The other thing that strikes me about that first map: western European countries have generally done a lot better than eastern European ones. Nearly half (25 out of 52) of the countries that currently take part have never won the competition: of these, 15 are in a belt running from Lithuaian to North Macedonia, and two more are in the Caucasus.
Image: Sims2aholic8/creative commons.
The explanation for that is probably less any lingering anti-Slavic prejudice than it is simple opportunity: although the contest has been held 65 times, the Cold War means a lot of those countries have only been in it since the 1990s. They’ve competed fewer times, and in an era where any individual country’s odds of winning have dropped from as high as one in seven in the earliest contest to as low as one in 40 today:
Image: Oz1Sej/creative commons.
Lastly, how are we defining Europe exactly? Why do countries like Israel or Australia get to play?
Any active member of the European Broadcasting Union is entitled to enter. (Some American write ups have confused the EBU with the actual EU, with hilarious results.) To qualify for that, a state needs to fall within the European Broadcasting Area, which differs slightly from traditional definitions of Europe, and which was extended in 2007 to include the Caucasus states.
Image: Vanjagenije/creative commons.
All of which means that a number of North African or Arab states could, theoretically, participate in the EBU and thus Eurovision, should they so wish. One – Morocco – has participated in the past (Samira Bensaïd’s Bitaqat Hub was the only entry ever to be sung in Arabic. It placed second to last, and the Moroccan authorities were so offended they vowed never to return.) Others have declined, either because they don’t fancy it or because they don’t fancy joining the EBU or, in the case of Lebanon in 2005, because doing so would require them to acknowledge the existence of Israel.

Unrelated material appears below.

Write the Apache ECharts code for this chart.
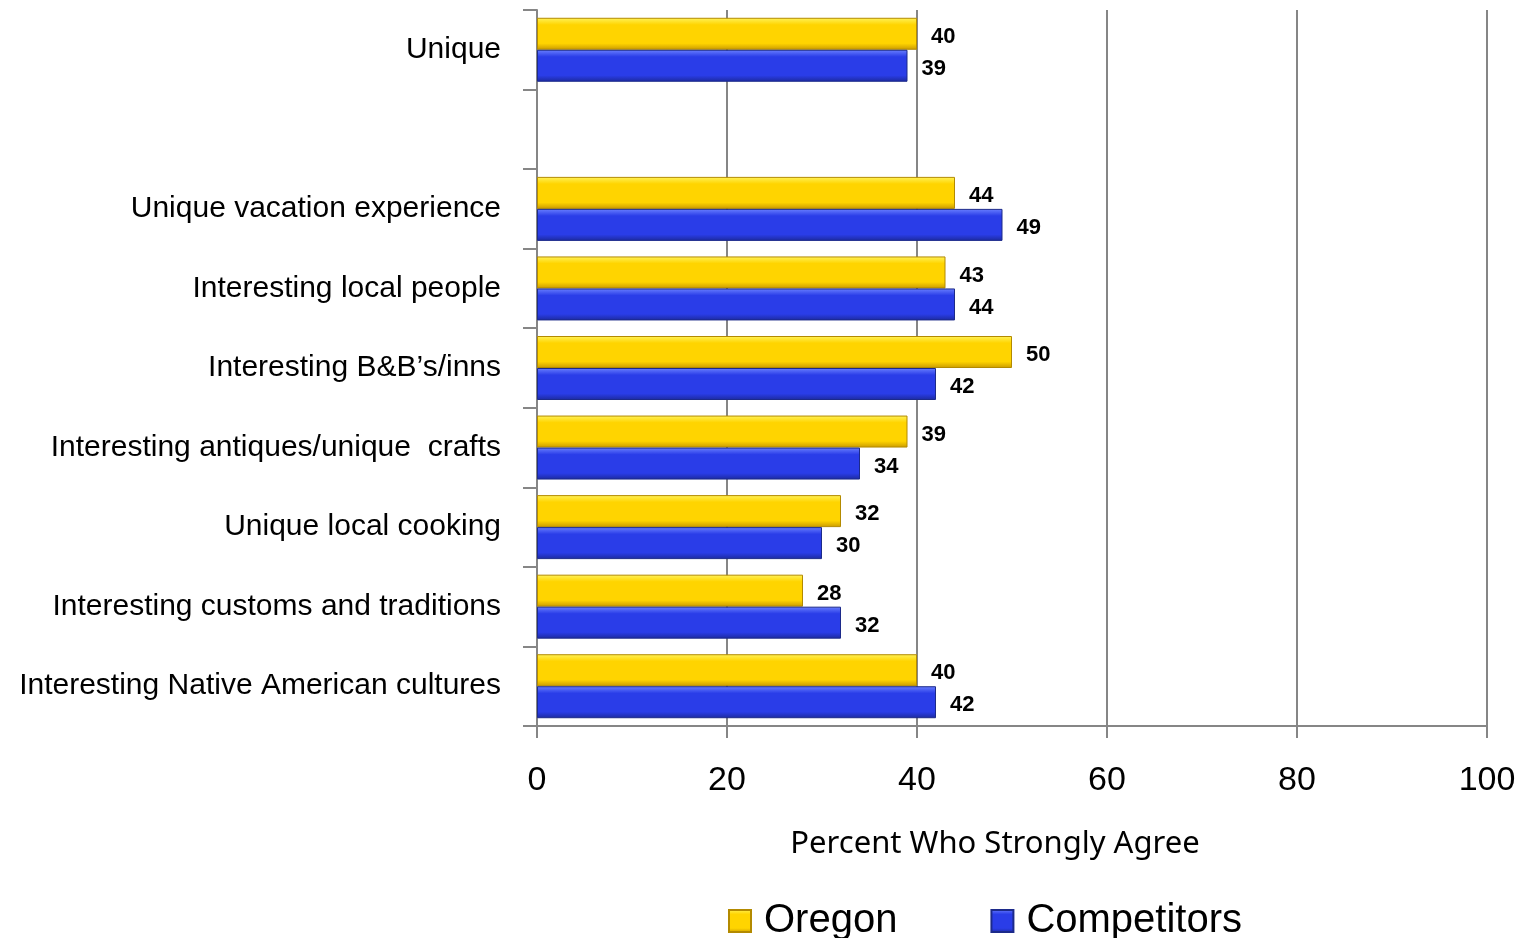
<!DOCTYPE html>
<html>
<head>
<meta charset="utf-8">
<script src="https://cdn.jsdelivr.net/npm/echarts@6/dist/echarts.min.js"></script>
<style>
  html, body { margin: 0; padding: 0; background: #ffffff; }
  #chart { width: 1523px; height: 938px; }
</style>
</head>
<body>
<div id="chart"></div>
<script>
// Attributes rated, top to bottom (an empty slot separates the overall item)
const categories = [
  'Unique',
  '',
  'Unique vacation experience',
  'Interesting local people',
  'Interesting B&B\u2019s/inns',
  'Interesting antiques/unique  crafts',
  'Unique local cooking',
  'Interesting customs and traditions',
  'Interesting Native American cultures'
];
const oregonValues      = [40, null, 44, 43, 50, 39, 32, 28, 40];
const competitorValues  = [39, null, 49, 44, 42, 34, 30, 32, 42];
const xTicks = [0, 20, 40, 60, 80, 100];

const chart = echarts.init(document.getElementById('chart'));

function bevel(light, mid, dark) {
  return new echarts.graphic.LinearGradient(0, 0, 0, 1, [
    { offset: 0, color: light },
    { offset: 0.22, color: mid },
    { offset: 0.8, color: mid },
    { offset: 1, color: dark }
  ]);
}

const valueLabel = {
  show: true,
  position: 'right',
  distance: 14,
  offset: [0, 3],
  color: '#000',
  fontFamily: 'Liberation Sans, Arial, sans-serif',
  fontWeight: 'bold',
  fontSize: 22
};

chart.setOption({
  animation: false,
  backgroundColor: '#ffffff',
  grid: { left: 537, right: 36, top: 10, bottom: 212, containLabel: false },
  legend: {
    left: 723,
    top: 896,
    itemWidth: 22,
    itemHeight: 22,
    itemGap: 93,
    icon: 'rect',
    textStyle: {
      fontFamily: 'Liberation Sans, Arial, sans-serif',
      fontSize: 40,
      color: '#000',
      padding: [0, 0, 0, 8]
    },
    data: ['Oregon', 'Competitors']
  },
  xAxis: {
    type: 'value',
    min: 0,
    max: 100,
    interval: 20,
    name: 'Percent Who Strongly Agree',
    nameLocation: 'middle',
    nameGap: 103,
    nameTextStyle: {
      fontFamily: 'Noto Sans, Open Sans, sans-serif',
      fontSize: 31,
      color: '#000',
      padding: [0, 34, 0, 0]
    },
    axisLine: { show: true, lineStyle: { color: '#868686', width: 2 } },
    axisTick: { show: true, length: 12, lineStyle: { color: '#868686', width: 2 } },
    axisLabel: {
      margin: 38,
      fontFamily: 'Liberation Sans, Arial, sans-serif',
      fontSize: 34,
      color: '#000',
      formatter: v => xTicks.includes(v) ? String(v) : ''
    },
    splitLine: { show: true, lineStyle: { color: '#868686', width: 2 } }
  },
  yAxis: {
    type: 'category',
    inverse: true,
    data: categories,
    axisLine: { show: true, lineStyle: { color: '#868686', width: 2 } },
    axisTick: { show: true, length: 14, lineStyle: { color: '#868686', width: 2 } },
    axisLabel: {
      margin: 36,
      fontFamily: 'Liberation Sans, Arial, sans-serif',
      fontSize: 30,
      color: '#000',
      padding: [4, 0, 0, 0]
    }
  },
  series: [
    {
      name: 'Oregon',
      type: 'bar',
      data: oregonValues,
      barWidth: 32,
      barGap: '0%',
      itemStyle: {
        color: bevel('#fff35a', '#ffd400', '#c99a00'),
        borderColor: '#b38a00',
        borderWidth: 1
      },
      label: valueLabel
    },
    {
      name: 'Competitors',
      type: 'bar',
      data: competitorValues,
      barWidth: 32,
      itemStyle: {
        color: bevel('#6a80ff', '#2a3de8', '#1c2a9e'),
        borderColor: '#1c2a8a',
        borderWidth: 1
      },
      label: valueLabel
    }
  ]
});
</script>
</body>
</html>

Two European states have also never competed, despite being at the heart of Europe. One, Liechtenstein, has never applied to join the EBU (it didn’t get its first TV station until 2008), and so is not eligible. The other, the Holy See, better known as the Vatican, is actually a member, but has never shown an interest in participating either. This is a shame as, with that flair for costumes, this would be absolutely brilliant.
Lastly – why does Australia take part? Because the contest has a lot of fans down there and so, in 2015, the organisers asked if they fancied participating. If, instead of leaving the EU, Britain had persuaded the other 27 to let Australia in, we’d be in a better state today, I’m sure.